Avec plus de 11 millions de tonnes de déchets ménagers produits chaque année, l’Algérie fait face à un défi environnemental et sanitaire majeur. Le schéma national repose encore essentiellement sur la collecte en mélange et l’enfouissement en centre technique, souvent mal contrôlé. Résultat : fuites toxiques, pollution des sols et mauvaise valorisation des déchets.

Pourtant, des alternatives émergent. En Kabylie notamment, des initiatives locales misent sur le tri à la source, le compostage et le recyclage. Des comités de village collaborent avec des entreprises de traitement des déchets et forment les jeunes à ces pratiques. Plus de 60 % des déchets ménagers y sont organiques, et donc facilement valorisables.

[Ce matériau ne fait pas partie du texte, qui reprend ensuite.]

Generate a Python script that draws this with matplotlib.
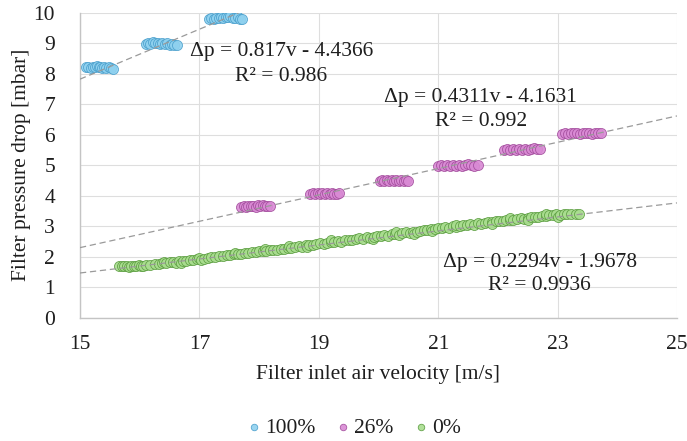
import matplotlib
matplotlib.use("Agg")
import matplotlib.pyplot as plt
import numpy as np

plt.rcParams['font.family'] = ['Liberation Serif', 'DejaVu Serif']

# ---- measured data -------------------------------------------------------
# 100 % series: three operating points
v_100 = [15.10, 15.14, 15.18, 15.21, 15.25, 15.28, 15.31, 15.34, 15.37, 15.40, 15.44, 15.48, 15.52, 15.56,
         16.10, 16.14, 16.18, 16.22, 16.26, 16.30, 16.34, 16.38, 16.42, 16.46, 16.50, 16.54, 16.58, 16.62,
         17.16, 17.20, 17.24, 17.28, 17.32, 17.36, 17.40, 17.44, 17.48, 17.52, 17.56, 17.60, 17.64, 17.68, 17.72]
p_100 = [8.20, 8.22, 8.19, 8.23, 8.21, 8.24, 8.20, 8.22, 8.18, 8.21, 8.19, 8.20, 8.17, 8.15,
         8.97, 9.00, 8.98, 9.02, 8.99, 9.01, 8.97, 9.00, 8.96, 8.99, 8.95, 8.97, 8.94, 8.93,
         9.80, 9.82, 9.79, 9.83, 9.81, 9.85, 9.82, 9.86, 9.84, 9.89, 9.83, 9.81, 9.84, 9.80, 9.79]

# 26 % series: six operating points
v_26 = [17.70, 17.74, 17.78, 17.82, 17.86, 17.90, 17.94, 17.98, 18.02, 18.06, 18.10, 18.14, 18.18,
        18.86, 18.90, 18.94, 18.98, 19.02, 19.06, 19.10, 19.14, 19.18, 19.22, 19.26, 19.30, 19.33,
        20.02, 20.06, 20.10, 20.14, 20.18, 20.22, 20.26, 20.30, 20.34, 20.38, 20.42, 20.46, 20.50,
        21.00, 21.05, 21.10, 21.15, 21.20, 21.25, 21.30, 21.35, 21.40, 21.45, 21.50, 21.55, 21.60, 21.66,
        22.10, 22.15, 22.20, 22.25, 22.30, 22.35, 22.40, 22.45, 22.50, 22.55, 22.60, 22.65, 22.70,
        23.08, 23.13, 23.18, 23.23, 23.28, 23.33, 23.38, 23.43, 23.48, 23.53, 23.58, 23.63, 23.68, 23.72]
p_26 = [3.64, 3.66, 3.63, 3.67, 3.65, 3.68, 3.64, 3.69, 3.66, 3.70, 3.67, 3.65, 3.68,
        4.06, 4.08, 4.05, 4.09, 4.07, 4.10, 4.06, 4.08, 4.05, 4.09, 4.07, 4.06, 4.08,
        4.49, 4.51, 4.48, 4.52, 4.50, 4.53, 4.49, 4.51, 4.50, 4.52, 4.49, 4.51, 4.50,
        4.98, 5.00, 4.97, 5.01, 4.99, 5.02, 4.98, 5.00, 4.99, 5.01, 5.03, 5.00, 4.99, 5.01,
        5.50, 5.52, 5.49, 5.53, 5.51, 5.52, 5.50, 5.54, 5.51, 5.53, 5.55, 5.52, 5.54,
        6.03, 6.05, 6.02, 6.06, 6.04, 6.07, 6.03, 6.05, 6.04, 6.06, 6.03, 6.05, 6.04, 6.06]

# 0 % series: continuous sweep
v_0 = [15.66, 15.70, 15.74, 15.78, 15.82, 15.86, 15.90, 15.94, 15.98, 16.02, 16.06, 16.10, 16.18, 16.25,
       16.32, 16.38, 16.40, 16.44, 16.50, 16.55, 16.60, 16.66, 16.70, 16.72, 16.78, 16.84, 16.90, 16.96,
       17.00, 17.02, 17.08, 17.14, 17.20, 17.26, 17.33, 17.40, 17.46, 17.52, 17.58, 17.60, 17.64, 17.70,
       17.76, 17.82, 17.88, 17.94, 18.00, 18.06, 18.10, 18.12, 18.18, 18.24, 18.30, 18.36, 18.42, 18.48,
       18.50, 18.54, 18.60, 18.66, 18.72, 18.78, 18.80, 18.84, 18.90, 18.96, 19.02, 19.08, 19.14, 19.20,
       19.20, 19.26, 19.32, 19.38, 19.44, 19.50, 19.56, 19.62, 19.68, 19.74, 19.80, 19.86, 19.90, 19.92,
       19.98, 20.04, 20.10, 20.16, 20.22, 20.28, 20.30, 20.34, 20.40, 20.46, 20.52, 20.58, 20.60, 20.64,
       20.70, 20.76, 20.82, 20.88, 20.90, 20.94, 21.00, 21.06, 21.12, 21.18, 21.24, 21.30, 21.30, 21.36,
       21.42, 21.48, 21.54, 21.60, 21.66, 21.72, 21.78, 21.84, 21.90, 21.90, 21.96, 22.02, 22.08, 22.14,
       22.20, 22.20, 22.26, 22.32, 22.38, 22.44, 22.50, 22.50, 22.56, 22.62, 22.68, 22.74, 22.80, 22.80,
       22.86, 22.92, 22.98, 23.00, 23.04, 23.10, 23.16, 23.22, 23.30, 23.36]
p_0 = [1.70, 1.69, 1.71, 1.70, 1.68, 1.71, 1.70, 1.69, 1.72, 1.70, 1.71, 1.73, 1.74, 1.78,
       1.76, 1.80, 1.84, 1.79, 1.82, 1.84, 1.80, 1.86, 1.80, 1.88, 1.85, 1.90, 1.89, 1.92,
       1.98, 1.90, 1.94, 1.97, 2.00, 1.99, 2.02, 2.03, 2.06, 2.05, 2.08, 2.14, 2.10, 2.09,
       2.12, 2.13, 2.16, 2.15, 2.18, 2.20, 2.27, 2.19, 2.22, 2.24, 2.23, 2.27, 2.26, 2.30,
       2.35, 2.28, 2.33, 2.35, 2.34, 2.38, 2.32, 2.40, 2.38, 2.42, 2.45, 2.43, 2.47, 2.49,
       2.56, 2.48, 2.52, 2.50, 2.55, 2.56, 2.54, 2.59, 2.61, 2.60, 2.64, 2.62, 2.58, 2.66,
       2.68, 2.67, 2.71, 2.70, 2.74, 2.75, 2.82, 2.73, 2.78, 2.80, 2.79, 2.83, 2.76, 2.82,
       2.86, 2.88, 2.87, 2.91, 2.84, 2.90, 2.94, 2.93, 2.97, 2.96, 3.00, 2.99, 3.05, 3.02,
       3.04, 3.03, 3.07, 3.06, 3.10, 3.09, 3.12, 3.14, 3.13, 3.08, 3.16, 3.18, 3.17, 3.20,
       3.22, 3.26, 3.21, 3.24, 3.26, 3.25, 3.28, 3.22, 3.30, 3.29, 3.32, 3.34, 3.33, 3.40,
       3.36, 3.38, 3.40, 3.32, 3.38, 3.41, 3.39, 3.42, 3.40, 3.41]

# linear fits (slope, intercept, R^2)
fit_100 = (0.817, -4.4366, 0.986)
fit_26 = (0.4311, -4.1631, 0.992)
fit_0 = (0.2294, -1.9678, 0.9936)

labels = ['100%', '26%', '0%']
x_ticks = [15, 17, 19, 21, 23, 25]
y_ticks = list(range(0, 11))

FS = 15.5
TXT = '#1e1e1e'

# ---- figure ---------------------------------------------------------------
fig = plt.figure(figsize=(6.87, 4.41), dpi=100)
ax = fig.add_axes([80 / 687, 1 - 318 / 441, 597 / 687, 305.5 / 441])

series = [
    (v_100, p_100, '#8fd1ef', '#4a9fcc', labels[0]),
    (v_26, p_26, '#d98ad4', '#a24c9c', labels[1]),
    (v_0, p_0, '#a9dd8f', '#5b9d40', labels[2]),
]
for v, p, fc, ec, lab in series:
    ax.scatter(v, p, s=52, facecolor=fc, edgecolor=ec, linewidth=0.6,
               alpha=0.9, label=lab, zorder=3)

# trendlines
xs = np.array([15.0, 25.0])
for m, b, _ in (fit_100, fit_26, fit_0):
    ax.plot(xs, m * xs + b, color='#9a9a9a', lw=0.9, ls=(0, (5, 3)), zorder=4)

ax.set_xlim(15, 25)
ax.set_ylim(0, 10)
ax.set_xticks(x_ticks)
ax.set_yticks(y_ticks)
ax.grid(True, color='#dedede', lw=0.8, zorder=0)
ax.set_axisbelow(True)
for side in ('top', 'right'):
    ax.spines[side].set_visible(False)
for side in ('left', 'bottom'):
    ax.spines[side].set_color('#c4c4c4')
    ax.spines[side].set_linewidth(1.0)
ax.tick_params(axis='both', length=0, labelsize=FS, colors=TXT)
ax.tick_params(axis='y', pad=18)
ax.tick_params(axis='x', pad=12)

ax.set_xlabel('Filter inlet air velocity [m/s]', fontsize=FS, color=TXT)
ax.set_ylabel('Filter pressure drop [mbar]', fontsize=FS, color=TXT)
ax.xaxis.label.set_va('center')
ax.yaxis.label.set_va('center')
ax.xaxis.set_label_coords(0.5, (318 - 375) / 305.5)
ax.yaxis.set_label_coords((22 - 80) / 597, 0.5)

# fit equations
def eq_text(fit, x, y1, y2):
    m, b, r2 = fit
    ax.text(x, y1, f'Δp = {m:g}v - {abs(b):g}', ha='center', va='center',
            fontsize=FS, color=TXT, zorder=5)
    ax.text(x, y2, f'R² = {r2:g}', ha='center', va='center',
            fontsize=FS, color=TXT, zorder=5)

eq_text(fit_100, 18.37, 8.71, 7.89)
eq_text(fit_26, 21.71, 7.23, 6.42)
eq_text(fit_0, 22.70, 1.83, 1.05)

fig.legend(loc='center', bbox_to_anchor=(352 / 687, 1 - 428 / 441), ncol=3,
           frameon=False, fontsize=FS, markerscale=0.65, handletextpad=0.0,
           columnspacing=0.8, borderaxespad=0, handlelength=1.0,
           labelcolor=TXT)

fig.savefig('out.png', dpi=100)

Les pistes pour améliorer la situation sont connues : infrastructures de tri, compostage, recyclage, principe du pollueur-payeur, mais aussi coordination entre acteurs publics et citoyens. Encore faut-il que la volonté politique suive.

France : quand l’abondance entrave le tri

De l’autre côté de la Méditerranée, la France fait face à des enjeux différents, mais complémentaires. Le niveau de consommation y génère une grande quantité de déchets non organiques, souvent emballés. Le tri est obligatoire, mais reste peu efficace : dans la région Sud-PACA, pourtant à la pointe de la modernité, les performances sont en dessous de la moyenne nationale.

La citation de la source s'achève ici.